# DATASET EXTRACT:

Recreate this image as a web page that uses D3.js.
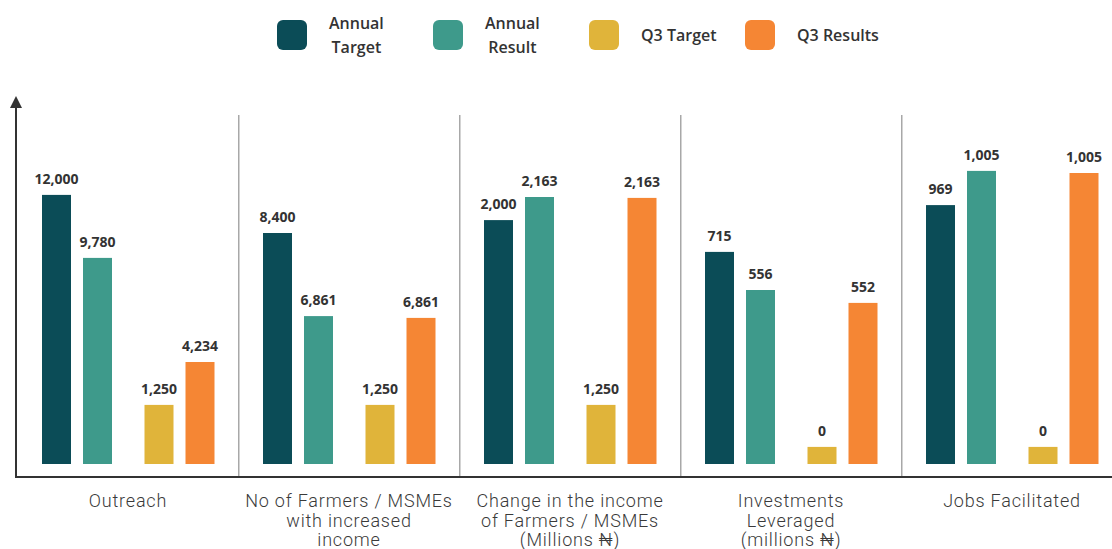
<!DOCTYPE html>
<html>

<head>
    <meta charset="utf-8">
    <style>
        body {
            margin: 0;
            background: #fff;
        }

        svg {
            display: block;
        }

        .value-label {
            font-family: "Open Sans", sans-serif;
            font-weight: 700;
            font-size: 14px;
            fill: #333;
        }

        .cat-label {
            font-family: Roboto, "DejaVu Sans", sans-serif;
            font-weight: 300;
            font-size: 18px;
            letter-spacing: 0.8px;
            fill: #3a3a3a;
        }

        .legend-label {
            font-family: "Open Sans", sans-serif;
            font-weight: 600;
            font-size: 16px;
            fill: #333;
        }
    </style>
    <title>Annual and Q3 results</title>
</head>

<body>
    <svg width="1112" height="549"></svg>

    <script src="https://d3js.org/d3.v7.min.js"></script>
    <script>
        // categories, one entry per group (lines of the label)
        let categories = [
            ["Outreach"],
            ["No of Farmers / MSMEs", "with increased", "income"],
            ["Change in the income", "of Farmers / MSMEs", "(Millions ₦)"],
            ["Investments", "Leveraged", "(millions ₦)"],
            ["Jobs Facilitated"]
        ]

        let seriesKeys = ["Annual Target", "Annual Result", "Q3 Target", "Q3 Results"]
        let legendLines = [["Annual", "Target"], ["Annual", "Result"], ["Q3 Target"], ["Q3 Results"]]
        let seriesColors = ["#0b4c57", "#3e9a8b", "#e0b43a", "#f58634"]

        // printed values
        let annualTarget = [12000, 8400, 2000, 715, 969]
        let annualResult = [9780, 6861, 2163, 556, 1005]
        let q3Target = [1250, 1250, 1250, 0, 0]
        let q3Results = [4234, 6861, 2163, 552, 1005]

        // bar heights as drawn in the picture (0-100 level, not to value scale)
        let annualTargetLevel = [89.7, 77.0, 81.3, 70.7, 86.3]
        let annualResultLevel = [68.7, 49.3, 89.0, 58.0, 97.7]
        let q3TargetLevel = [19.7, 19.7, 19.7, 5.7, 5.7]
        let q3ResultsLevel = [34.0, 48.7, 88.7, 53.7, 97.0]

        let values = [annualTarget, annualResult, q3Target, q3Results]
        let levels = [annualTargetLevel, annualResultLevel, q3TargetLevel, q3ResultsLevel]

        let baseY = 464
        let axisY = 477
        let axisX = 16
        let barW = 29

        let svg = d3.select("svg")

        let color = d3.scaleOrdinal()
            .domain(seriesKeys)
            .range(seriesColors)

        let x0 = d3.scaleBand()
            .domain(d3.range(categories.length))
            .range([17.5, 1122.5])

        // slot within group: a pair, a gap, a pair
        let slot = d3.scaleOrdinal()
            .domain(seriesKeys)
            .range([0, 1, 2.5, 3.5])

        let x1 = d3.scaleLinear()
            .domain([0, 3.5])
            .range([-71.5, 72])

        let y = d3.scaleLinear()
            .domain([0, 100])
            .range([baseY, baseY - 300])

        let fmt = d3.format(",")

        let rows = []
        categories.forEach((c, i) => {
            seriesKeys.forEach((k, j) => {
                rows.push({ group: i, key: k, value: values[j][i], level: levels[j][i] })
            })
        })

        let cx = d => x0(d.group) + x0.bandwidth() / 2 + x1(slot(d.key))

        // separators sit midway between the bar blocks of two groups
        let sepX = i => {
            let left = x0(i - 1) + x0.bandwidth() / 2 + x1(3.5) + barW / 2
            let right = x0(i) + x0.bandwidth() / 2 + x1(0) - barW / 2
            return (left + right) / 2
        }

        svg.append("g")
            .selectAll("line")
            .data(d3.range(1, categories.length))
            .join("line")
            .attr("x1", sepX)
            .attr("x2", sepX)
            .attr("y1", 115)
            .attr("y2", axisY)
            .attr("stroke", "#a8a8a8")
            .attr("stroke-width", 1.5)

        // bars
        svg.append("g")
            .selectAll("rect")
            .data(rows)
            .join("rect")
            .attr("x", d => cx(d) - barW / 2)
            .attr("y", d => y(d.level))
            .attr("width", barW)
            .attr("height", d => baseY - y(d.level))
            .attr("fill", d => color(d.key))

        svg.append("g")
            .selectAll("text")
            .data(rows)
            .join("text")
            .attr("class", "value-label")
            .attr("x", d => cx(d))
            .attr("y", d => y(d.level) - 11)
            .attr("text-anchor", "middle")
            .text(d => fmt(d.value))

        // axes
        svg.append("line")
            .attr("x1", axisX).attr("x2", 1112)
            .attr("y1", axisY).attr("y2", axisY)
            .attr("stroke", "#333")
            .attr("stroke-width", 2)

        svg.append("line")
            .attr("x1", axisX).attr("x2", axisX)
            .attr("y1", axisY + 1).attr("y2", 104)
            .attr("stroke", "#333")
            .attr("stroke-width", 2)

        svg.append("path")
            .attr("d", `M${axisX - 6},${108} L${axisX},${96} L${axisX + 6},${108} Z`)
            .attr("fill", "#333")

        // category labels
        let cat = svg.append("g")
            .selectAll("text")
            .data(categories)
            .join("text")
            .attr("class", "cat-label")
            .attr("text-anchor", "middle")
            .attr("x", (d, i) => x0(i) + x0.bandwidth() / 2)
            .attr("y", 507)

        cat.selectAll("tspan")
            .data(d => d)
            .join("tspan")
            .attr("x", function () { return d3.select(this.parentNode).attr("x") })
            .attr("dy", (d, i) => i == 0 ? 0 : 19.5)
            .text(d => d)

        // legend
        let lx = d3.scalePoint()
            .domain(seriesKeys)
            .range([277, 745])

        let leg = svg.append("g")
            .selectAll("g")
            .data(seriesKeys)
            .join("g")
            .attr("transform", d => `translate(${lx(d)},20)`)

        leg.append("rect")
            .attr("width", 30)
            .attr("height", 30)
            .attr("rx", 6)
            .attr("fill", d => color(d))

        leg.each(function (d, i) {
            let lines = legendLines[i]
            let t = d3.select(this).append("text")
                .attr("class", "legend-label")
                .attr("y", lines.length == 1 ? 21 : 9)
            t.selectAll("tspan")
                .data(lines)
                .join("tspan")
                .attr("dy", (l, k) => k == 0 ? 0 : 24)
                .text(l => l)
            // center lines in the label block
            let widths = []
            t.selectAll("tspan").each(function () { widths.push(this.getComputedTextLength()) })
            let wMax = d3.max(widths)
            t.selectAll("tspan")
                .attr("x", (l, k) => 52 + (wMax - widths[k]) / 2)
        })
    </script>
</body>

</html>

# TASK TO COMPLETE:
Find every line containing the word "this", then give the total and nothing more.

# FINAL RESULT:
4